I tried so hard to get my head into it, but foreplay was minimal and I started panicking. I told him “I can’t do this, I can’t get out of my head.”
He got off me angrily, and I was frozen with fear. He abruptly left the room and came back holding the hitachi. I shook my head, no.
He pushed the hitachi on my clit on high and told me to cum. I burst into tears, pushed it away, and rolled out of bed to and into the bathroom.
No matter how many times I explained to him that it was violating, he wasn’t ever going to get it.
And our sex life was never going to recover.
And my trust in him to take care of me had been broken for a long time.
And I couldn’t respect someone that put their sexual pleasure over their submissive’s well being. We’d only started D/s in any kind of official capacity the week before. I cried all night, but the thought of ending things brought only relief, and I knew then what I needed to do.
It took me breaking things off for him to “get it”.
I’m 33 and now I have a firm grasp on my no.
But I needed to learn the hard way that even people who claim to love you won’t always respect that.
That no matter how slow you think you’re taking things, the amount of trust required to hand control over to a Dom is SO tremendous and should come in due of time. That D/s will not fix things.
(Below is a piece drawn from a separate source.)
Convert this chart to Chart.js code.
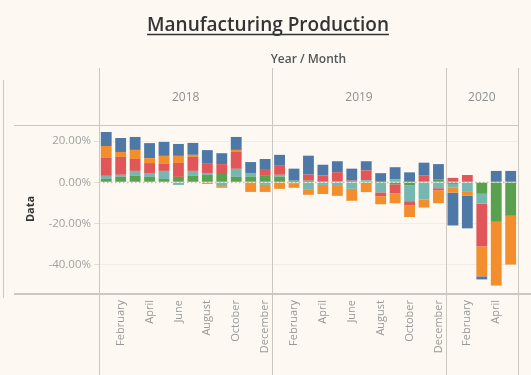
<!DOCTYPE html>
<html>
<head>
<meta charset="utf-8">
<script src="https://cdn.jsdelivr.net/npm/chart.js@4"></script>
<style>
  html, body { margin: 0; padding: 0; background: #fdf9f2; }
  #wrap { width: 531px; height: 375px; }
</style>
</head>
<body>
<div id="wrap"><canvas id="chart" width="531" height="375"></canvas></div>
<script>
// Months Jan 2018 - May 2020
const monthNames = ['January', 'February', 'March', 'April', 'May', 'June',
    'July', 'August', 'September', 'October', 'November', 'December'];
const years = ['2018', '2019', '2020'];
const monthsPerYear = [12, 12, 5];
const yTicks = [-40, -20, 0, 20];

// Percent contributions per month
const greenSeries = [1.6, 2.6, 3.1, 2.6, 1.6, 2.6, 3.1, 3.5, 4.0, 2.6, 2.6, 3.1,
    2.6, 0.8, 0.8, 0.3, 0.5, 0.3, -0.3, -0.4, -1.0, -1.5, 0.3, 1.5,
    -0.8, 0, -5.6, -19.2, -16.3];
const tealSeries = [1.5, 1.0, 2.4, 1.9, 3.9, -1.3, 2.4, 1.0, -1.9, 3.9, 1.9, -1.3,
    1.0, -0.8, -3.7, -1.3, -1.8, -3.2, 1.0, -4.5, 1.5, -7.7, -8.4, -2.9,
    -1.9, -4.7, -4.8, 0, 0];
const redSeries = [8.7, 8.7, 5.8, 4.8, 3.4, 6.8, 6.8, 4.8, 4.8, 8.2, -0.3, 2.9,
    4.4, 0, 2.9, 2.9, 4.4, 0.5, 4.8, -1.9, -4.4, -1.9, 2.9, -1.0,
    2.1, 3.5, -20.8, 0, 0];
const orangeSeries = [5.8, 2.4, 4.4, 2.4, 3.9, 3.4, 1.0, -0.8, -0.8, 1.0, -4.4, -3.4,
    -3.2, -1.9, -2.4, -4.4, -4.8, -5.8, -4.5, -3.9, -4.8, -5.8, -3.9, -6.3,
    -2.3, -1.9, -14.5, -31.0, -23.7];
const blueSeries = [6.8, 6.8, 6.3, 7.3, 6.8, 5.8, 5.8, 6.3, 5.3, 6.3, 5.3, 5.3,
    5.3, 5.8, 9.2, 5.3, 5.3, 5.8, 4.4, 4.4, 5.8, 4.8, 6.3, 7.3,
    -16.0, -15.8, -1.5, 5.5, 5.5];

// Build category labels from the year/month lists
const labels = [];
years.forEach((yr, i) => {
    for (let m = 0; m < monthsPerYear[i]; m++) {
        labels.push(monthNames[m] + ' ' + yr);
    }
});

const FONT = "'Open Sans', sans-serif";
const LINE = '#cbc8c2';

// Zero line (dotted) under the bars
const zeroLine = {
    id: 'zeroLine',
    beforeDatasetsDraw(chart) {
        const { ctx, chartArea, scales: { y } } = chart;
        const py = Math.round(y.getPixelForValue(0)) + 0.5;
        ctx.save();
        ctx.strokeStyle = '#c4c1bb';
        ctx.lineWidth = 1.5;
        ctx.setLineDash([1.5, 2.5]);
        ctx.beginPath();
        ctx.moveTo(chartArea.left, py);
        ctx.lineTo(chartArea.right, py);
        ctx.stroke();
        ctx.restore();
    }
};

// Tableau-like header: title, "Year / Month", year panes and dividers
const header = {
    id: 'header',
    afterDraw(chart) {
        const { ctx, chartArea, scales: { x } } = chart;
        const W = chart.width, H = chart.height;

        // pane boundaries
        const bounds = [chartArea.left];
        let idx = 0;
        monthsPerYear.forEach(n => {
            idx += n;
            if (idx < labels.length) {
                bounds.push((x.getPixelForValue(idx - 1) + x.getPixelForValue(idx)) / 2);
            }
        });
        bounds.push(chartArea.right);

        ctx.save();
        ctx.strokeStyle = LINE;
        ctx.lineWidth = 1;
        bounds.forEach(bx => {
            const px = Math.round(bx) + 0.5;
            ctx.beginPath();
            ctx.moveTo(px, 68);
            ctx.lineTo(px, H);
            ctx.stroke();
        });
        // top rule of the plot
        ctx.beginPath();
        ctx.moveTo(14, chartArea.top + 0.5);
        ctx.lineTo(chartArea.right, chartArea.top + 0.5);
        ctx.stroke();
        // left stray border
        ctx.beginPath();
        ctx.moveTo(3.5, 80);
        ctx.lineTo(3.5, 298);
        ctx.stroke();
        // bottom rule
        ctx.lineWidth = 2;
        ctx.beginPath();
        ctx.moveTo(14, chartArea.bottom + 1);
        ctx.lineTo(W, chartArea.bottom + 1);
        ctx.stroke();

        // year labels
        ctx.fillStyle = '#8f8f8f';
        ctx.font = '12px ' + FONT;
        ctx.textAlign = 'center';
        ctx.textBaseline = 'middle';
        years.forEach((yr, i) => {
            ctx.fillText(yr, (bounds[i] + bounds[i + 1]) / 2, 98);
        });

        // Year / Month
        ctx.fillStyle = '#555';
        ctx.font = '600 12px ' + FONT;
        ctx.fillText('Year / Month', (chartArea.left + chartArea.right) / 2, 60);

        // Title with underline
        ctx.fillStyle = '#333';
        ctx.font = '600 19px ' + FONT;
        ctx.textBaseline = 'alphabetic';
        const title = 'Manufacturing Production';
        const tx = 268;
        ctx.fillText(title, tx, 31);
        const tw = ctx.measureText(title).width;
        ctx.strokeStyle = '#333';
        ctx.lineWidth = 1.5;
        ctx.beginPath();
        ctx.moveTo(tx - tw / 2, 34.5);
        ctx.lineTo(tx + tw / 2, 34.5);
        ctx.stroke();
        ctx.restore();
    }
};

const ctx = document.getElementById('chart').getContext('2d');
new Chart(ctx, {
    type: 'bar',
    data: {
        labels: labels,
        datasets: [
            { label: 'Green', data: greenSeries, backgroundColor: '#59a14f' },
            { label: 'Teal', data: tealSeries, backgroundColor: '#76b7b2' },
            { label: 'Red', data: redSeries, backgroundColor: '#e15759' },
            { label: 'Orange', data: orangeSeries, backgroundColor: '#f28e2b' },
            { label: 'Blue', data: blueSeries, backgroundColor: '#4e79a7' }
        ]
    },
    options: {
        responsive: false,
        animation: false,
        devicePixelRatio: 1,
        layout: { padding: { top: 125, right: 7, left: 0, bottom: 0 } },
        datasets: {
            bar: { barPercentage: 0.75, categoryPercentage: 1, borderWidth: 0 }
        },
        plugins: {
            legend: { display: false },
            tooltip: { enabled: false },
            title: { display: false }
        },
        scales: {
            x: {
                stacked: true,
                grid: { display: false, drawTicks: false },
                border: { display: false },
                afterFit: scale => { scale.height = 82; },
                ticks: {
                    autoSkip: false,
                    maxRotation: 90,
                    minRotation: 90,
                    padding: 7,
                    color: '#999',
                    font: { family: FONT, size: 11 },
                    callback: (value, index) => index % 2 === 1 ? monthNames[index % 12] : ''
                }
            },
            y: {
                stacked: true,
                min: -53.8,
                max: 27.8,
                afterBuildTicks: scale => { scale.ticks = yTicks.map(v => ({ value: v })); },
                afterFit: scale => { scale.width = 99; },
                grid: {
                    color: c => c.tick && c.tick.value === 0 ? 'rgba(0,0,0,0)' : '#f1ede5',
                    tickColor: '#e2ded7',
                    tickLength: 5,
                    lineWidth: 1
                },
                border: { display: false },
                ticks: {
                    padding: 3,
                    color: '#a0a0a0',
                    font: { family: FONT, size: 11.5 },
                    callback: v => v.toFixed(2) + '%'
                },
                title: {
                    display: true,
                    text: 'Data',
                    color: '#333',
                    font: { family: FONT, size: 11, weight: 'bold' },
                    padding: { top: 24, bottom: 0 }
                }
            }
        }
    },
    plugins: [zeroLine, header]
});
</script>
</body>
</html>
As I’m seeing someone new, and the universe has forced our hand when it comes to a slow pace, I am extremely optimistic that I have learned from the pain of my last relationship.
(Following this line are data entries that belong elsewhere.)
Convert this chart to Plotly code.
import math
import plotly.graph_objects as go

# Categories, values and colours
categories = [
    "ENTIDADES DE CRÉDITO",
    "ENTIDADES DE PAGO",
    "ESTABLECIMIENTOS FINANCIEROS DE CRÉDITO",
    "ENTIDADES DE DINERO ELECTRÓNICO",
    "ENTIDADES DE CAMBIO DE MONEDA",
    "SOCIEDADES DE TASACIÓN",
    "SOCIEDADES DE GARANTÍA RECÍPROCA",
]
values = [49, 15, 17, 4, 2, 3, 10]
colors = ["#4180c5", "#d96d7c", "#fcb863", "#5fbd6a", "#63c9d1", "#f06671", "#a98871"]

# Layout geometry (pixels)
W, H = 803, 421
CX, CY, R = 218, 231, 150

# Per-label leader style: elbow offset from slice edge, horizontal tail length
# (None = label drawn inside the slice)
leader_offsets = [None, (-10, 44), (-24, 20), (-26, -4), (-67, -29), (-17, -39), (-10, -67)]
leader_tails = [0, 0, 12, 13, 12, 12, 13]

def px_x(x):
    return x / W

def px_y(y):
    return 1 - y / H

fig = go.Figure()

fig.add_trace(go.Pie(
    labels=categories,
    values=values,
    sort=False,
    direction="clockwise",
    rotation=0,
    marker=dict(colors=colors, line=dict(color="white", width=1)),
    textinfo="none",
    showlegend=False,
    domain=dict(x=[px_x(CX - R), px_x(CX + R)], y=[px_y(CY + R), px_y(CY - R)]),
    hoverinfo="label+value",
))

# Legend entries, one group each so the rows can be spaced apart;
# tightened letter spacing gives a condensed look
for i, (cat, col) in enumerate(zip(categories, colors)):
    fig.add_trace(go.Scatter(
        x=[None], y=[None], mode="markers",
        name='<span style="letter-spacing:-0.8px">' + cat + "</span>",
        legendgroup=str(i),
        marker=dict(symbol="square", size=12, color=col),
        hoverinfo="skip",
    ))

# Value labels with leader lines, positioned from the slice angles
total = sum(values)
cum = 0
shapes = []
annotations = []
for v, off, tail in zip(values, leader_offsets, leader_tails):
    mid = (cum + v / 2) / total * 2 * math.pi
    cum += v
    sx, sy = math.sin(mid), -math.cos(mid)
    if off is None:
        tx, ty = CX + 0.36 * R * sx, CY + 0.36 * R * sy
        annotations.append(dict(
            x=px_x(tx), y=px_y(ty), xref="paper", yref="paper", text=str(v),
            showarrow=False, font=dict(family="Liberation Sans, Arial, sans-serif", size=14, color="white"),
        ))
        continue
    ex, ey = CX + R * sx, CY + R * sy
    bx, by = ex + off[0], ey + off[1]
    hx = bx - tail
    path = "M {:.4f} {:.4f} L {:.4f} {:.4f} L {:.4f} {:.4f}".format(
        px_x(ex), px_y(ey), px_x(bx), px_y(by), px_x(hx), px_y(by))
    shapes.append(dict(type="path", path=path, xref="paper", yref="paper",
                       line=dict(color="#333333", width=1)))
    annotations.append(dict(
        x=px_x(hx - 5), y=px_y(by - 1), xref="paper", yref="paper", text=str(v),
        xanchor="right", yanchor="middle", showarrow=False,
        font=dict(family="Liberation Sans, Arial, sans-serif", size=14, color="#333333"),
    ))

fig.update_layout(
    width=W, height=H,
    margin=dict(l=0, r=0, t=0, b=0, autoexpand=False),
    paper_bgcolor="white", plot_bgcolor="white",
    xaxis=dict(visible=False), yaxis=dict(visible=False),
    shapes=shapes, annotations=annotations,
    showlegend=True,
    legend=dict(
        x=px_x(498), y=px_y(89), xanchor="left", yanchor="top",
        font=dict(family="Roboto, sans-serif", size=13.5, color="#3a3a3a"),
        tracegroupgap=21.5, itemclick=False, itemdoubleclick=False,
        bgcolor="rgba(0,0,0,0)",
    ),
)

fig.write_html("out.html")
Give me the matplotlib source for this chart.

I’ve already discussed consent and prioritizing sexual needs over your partner’s needs with the new guy. And I feel confident that I will never again in my life feel like I need to have sex when I don’t want to.
Please know that being submissive doesn’t mean you HAVE to have sex. Being dominant doesn’t mean you are owed sex. No one should have to have sex they do not want. Learn to get enthusiastic consent from your partner, no matter how long you’ve been together. Learn to say no to your partner when you need to, and if they won’t respect your no, leave.
We all deserve better than that.
Before you read anything I’m going to say please remember that I’m not a D/S Dom and therefore these are all only second-hand observations of D/S with extrapolations from 1st, 2nd, and 3rd-hand experience with vanilla relationships. Got that?
Ok. So you’ll often hear things from D/S people that sound like “Submission is when you don’t feel like it.” I think that gets confused with romantic or sexualized D/S or M/S ideals of existing only for the pleasure of the top, of being instantly accepting when they initiate, and how it doesn’t matter what you want it’s what they want.
Those aren’t the same things.
Like it or not, the Sub-iest Sub or the M/S-iest Slave still has sexual autonomy, sexual appetite, and most importantly sexual boundaries.
Taking pre-21st-Century notions of “wifely duties” or (cough*marital*rape*cought) and slapping a D/S sticker on it doesn’t make it more “kinky” it makes it more gaslighting and/or codependent.
Here’s another way to put it: Subs have to feel empowered or they won’t have any power to exchange.
Giving and receiving power in a relationship is erotic. Draining power in a relationship is… dysfunctional.